TASK DIRECTIONS
Extract the whole listing as it stands. Do not include the pictures.

** Start DATA SECTION **

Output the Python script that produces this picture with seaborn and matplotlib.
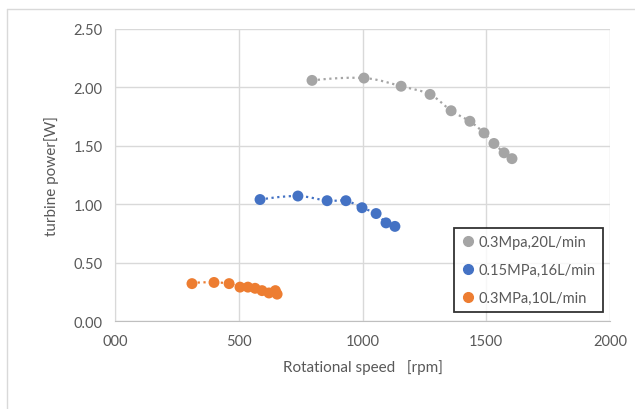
import numpy as np
import pandas as pd
import matplotlib
matplotlib.use('Agg')
import matplotlib.pyplot as plt
import seaborn as sns
from matplotlib.lines import Line2D

# data
speed_a = [796, 1006, 1156, 1273, 1358, 1434, 1491, 1531, 1572, 1604]
power_a = [2.06, 2.08, 2.01, 1.94, 1.80, 1.71, 1.61, 1.52, 1.44, 1.39]
speed_b = [586, 739, 857, 933, 998, 1055, 1095, 1131]
power_b = [1.04, 1.07, 1.03, 1.03, 0.97, 0.92, 0.84, 0.81]
speed_c = [311, 400, 461, 505, 537, 566, 594, 622, 648, 655]
power_c = [0.32, 0.33, 0.32, 0.29, 0.29, 0.28, 0.26, 0.24, 0.26, 0.23]
labels = ['0.3Mpa,20L/min', '0.15MPa,16L/min', '0.3MPa,10L/min']
colors = ['#A5A5A5', '#4472C4', '#ED7D31']
xtick_vals = [0, 500, 1000, 1500, 2000]
xtick_labels = ['000', '500', '1000', '1500', '2000']
ytick_vals = [0, 0.5, 1.0, 1.5, 2.0, 2.5]

df = pd.concat([
    pd.DataFrame({'speed': speed_a, 'power': power_a, 'series': labels[0]}),
    pd.DataFrame({'speed': speed_b, 'power': power_b, 'series': labels[1]}),
    pd.DataFrame({'speed': speed_c, 'power': power_c, 'series': labels[2]}),
])

sns.set_style('white')
plt.rcParams['font.family'] = ['Lato', 'DejaVu Sans']


def smooth(x, y, n=20):
    # catmull-rom style smoothing, roughly like excel's smoothed line
    x = np.asarray(x, float)
    y = np.asarray(y, float)
    px = np.concatenate([[x[0] - (x[1] - x[0])], x, [2 * x[-1] - x[-2]]])
    py = np.concatenate([[y[1] - 0.1], y, [2 * y[-1] - y[-2]]])
    xs, ys = [], []
    t = np.linspace(0, 1, n)
    for i in range(1, len(px) - 2):
        for arr, out in ((px, xs), (py, ys)):
            p0, p1, p2, p3 = arr[i - 1], arr[i], arr[i + 1], arr[i + 2]
            out.extend(0.5 * ((2 * p1) + (-p0 + p2) * t
                              + (2 * p0 - 5 * p1 + 4 * p2 - p3) * t ** 2
                              + (-p0 + 3 * p1 - 3 * p2 + p3) * t ** 3))
    return xs, ys


fig = plt.figure(figsize=(6.35, 4.10), dpi=100)
ax = fig.add_axes([115 / 635, 1 - 322 / 410, 495 / 635, 292 / 410])

for (sx, sy), c in zip([(speed_a, power_a), (speed_b, power_b), (speed_c, power_c)], colors):
    lx, ly = smooth(sx, sy)
    ax.plot(lx, ly, linestyle=(0, (1, 1.6)), color=c, lw=1.6, zorder=2)

sns.scatterplot(data=df, x='speed', y='power', hue='series', palette=colors,
                s=62, edgecolor='none', ax=ax, legend=False, zorder=3)

ax.set_xlim(0, 2000)
ax.set_ylim(0, 2.5)
ax.set_xticks(xtick_vals)
ax.set_xticklabels(xtick_labels)
ax.set_yticks(ytick_vals)
ax.set_yticklabels([f'{v:.2f}' for v in ytick_vals])
ax.grid(True, color='#D9D9D9', lw=1)
ax.set_axisbelow(True)
for s in ax.spines.values():
    s.set_visible(False)
ax.spines['bottom'].set_visible(True)
ax.spines['bottom'].set_color('#BFBFBF')
ax.spines['left'].set_visible(True)
ax.spines['left'].set_color('#D9D9D9')
ax.tick_params(length=0, labelsize=10.5, labelcolor='#595959', pad=9)

ax.set_xlabel('Rotational speed   [rpm]', fontsize=11, color='#595959', labelpad=8)
ax.set_ylabel('turbine power[W]', fontsize=11, color='#595959', labelpad=10)

handles = [Line2D([], [], marker='o', ls='none', color=c, markersize=7) for c in colors]
leg = ax.legend(handles, labels, loc='lower right', bbox_to_anchor=(1.0, 0.005),
                frameon=True, fancybox=False, fontsize=10.5, handletextpad=0.2,
                labelspacing=0.95, borderpad=0.5, handlelength=1.0,
                labelcolor='#595959')
leg.get_frame().set_edgecolor('black')
leg.get_frame().set_linewidth(1.3)

# outer chart border
fig.add_artist(Line2D([7 / 635, 1], [1 - 10 / 410, 1 - 10 / 410], color='#D9D9D9', lw=1))
fig.add_artist(Line2D([7 / 635, 7 / 635], [0, 1 - 10 / 410], color='#D9D9D9', lw=1))

fig.savefig('out.png', dpi=100)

** End DATA SECTION **

RESULT FOR THIS TASK
Output the Python script that produces this picture with seaborn and matplotlib.
import numpy as np
import pandas as pd
import matplotlib
matplotlib.use('Agg')
import matplotlib.pyplot as plt
import seaborn as sns
from matplotlib.lines import Line2D

# data
speed_a = [796, 1006, 1156, 1273, 1358, 1434, 1491, 1531, 1572, 1604]
power_a = [2.06, 2.08, 2.01, 1.94, 1.80, 1.71, 1.61, 1.52, 1.44, 1.39]
speed_b = [586, 739, 857, 933, 998, 1055, 1095, 1131]
power_b = [1.04, 1.07, 1.03, 1.03, 0.97, 0.92, 0.84, 0.81]
speed_c = [311, 400, 461, 505, 537, 566, 594, 622, 648, 655]
power_c = [0.32, 0.33, 0.32, 0.29, 0.29, 0.28, 0.26, 0.24, 0.26, 0.23]
labels = ['0.3Mpa,20L/min', '0.15MPa,16L/min', '0.3MPa,10L/min']
colors = ['#A5A5A5', '#4472C4', '#ED7D31']
xtick_vals = [0, 500, 1000, 1500, 2000]
xtick_labels = ['000', '500', '1000', '1500', '2000']
ytick_vals = [0, 0.5, 1.0, 1.5, 2.0, 2.5]

df = pd.concat([
    pd.DataFrame({'speed': speed_a, 'power': power_a, 'series': labels[0]}),
    pd.DataFrame({'speed': speed_b, 'power': power_b, 'series': labels[1]}),
    pd.DataFrame({'speed': speed_c, 'power': power_c, 'series': labels[2]}),
])

sns.set_style('white')
plt.rcParams['font.family'] = ['Lato', 'DejaVu Sans']


def smooth(x, y, n=20):
    # catmull-rom style smoothing, roughly like excel's smoothed line
    x = np.asarray(x, float)
    y = np.asarray(y, float)
    px = np.concatenate([[x[0] - (x[1] - x[0])], x, [2 * x[-1] - x[-2]]])
    py = np.concatenate([[y[1] - 0.1], y, [2 * y[-1] - y[-2]]])
    xs, ys = [], []
    t = np.linspace(0, 1, n)
    for i in range(1, len(px) - 2):
        for arr, out in ((px, xs), (py, ys)):
            p0, p1, p2, p3 = arr[i - 1], arr[i], arr[i + 1], arr[i + 2]
            out.extend(0.5 * ((2 * p1) + (-p0 + p2) * t
                              + (2 * p0 - 5 * p1 + 4 * p2 - p3) * t ** 2
                              + (-p0 + 3 * p1 - 3 * p2 + p3) * t ** 3))
    return xs, ys


fig = plt.figure(figsize=(6.35, 4.10), dpi=100)
ax = fig.add_axes([115 / 635, 1 - 322 / 410, 495 / 635, 292 / 410])

for (sx, sy), c in zip([(speed_a, power_a), (speed_b, power_b), (speed_c, power_c)], colors):
    lx, ly = smooth(sx, sy)
    ax.plot(lx, ly, linestyle=(0, (1, 1.6)), color=c, lw=1.6, zorder=2)

sns.scatterplot(data=df, x='speed', y='power', hue='series', palette=colors,
                s=62, edgecolor='none', ax=ax, legend=False, zorder=3)

ax.set_xlim(0, 2000)
ax.set_ylim(0, 2.5)
ax.set_xticks(xtick_vals)
ax.set_xticklabels(xtick_labels)
ax.set_yticks(ytick_vals)
ax.set_yticklabels([f'{v:.2f}' for v in ytick_vals])
ax.grid(True, color='#D9D9D9', lw=1)
ax.set_axisbelow(True)
for s in ax.spines.values():
    s.set_visible(False)
ax.spines['bottom'].set_visible(True)
ax.spines['bottom'].set_color('#BFBFBF')
ax.spines['left'].set_visible(True)
ax.spines['left'].set_color('#D9D9D9')
ax.tick_params(length=0, labelsize=10.5, labelcolor='#595959', pad=9)

ax.set_xlabel('Rotational speed   [rpm]', fontsize=11, color='#595959', labelpad=8)
ax.set_ylabel('turbine power[W]', fontsize=11, color='#595959', labelpad=10)

handles = [Line2D([], [], marker='o', ls='none', color=c, markersize=7) for c in colors]
leg = ax.legend(handles, labels, loc='lower right', bbox_to_anchor=(1.0, 0.005),
                frameon=True, fancybox=False, fontsize=10.5, handletextpad=0.2,
                labelspacing=0.95, borderpad=0.5, handlelength=1.0,
                labelcolor='#595959')
leg.get_frame().set_edgecolor('black')
leg.get_frame().set_linewidth(1.3)

# outer chart border
fig.add_artist(Line2D([7 / 635, 1], [1 - 10 / 410, 1 - 10 / 410], color='#D9D9D9', lw=1))
fig.add_artist(Line2D([7 / 635, 7 / 635], [0, 1 - 10 / 410], color='#D9D9D9', lw=1))

fig.savefig('out.png', dpi=100)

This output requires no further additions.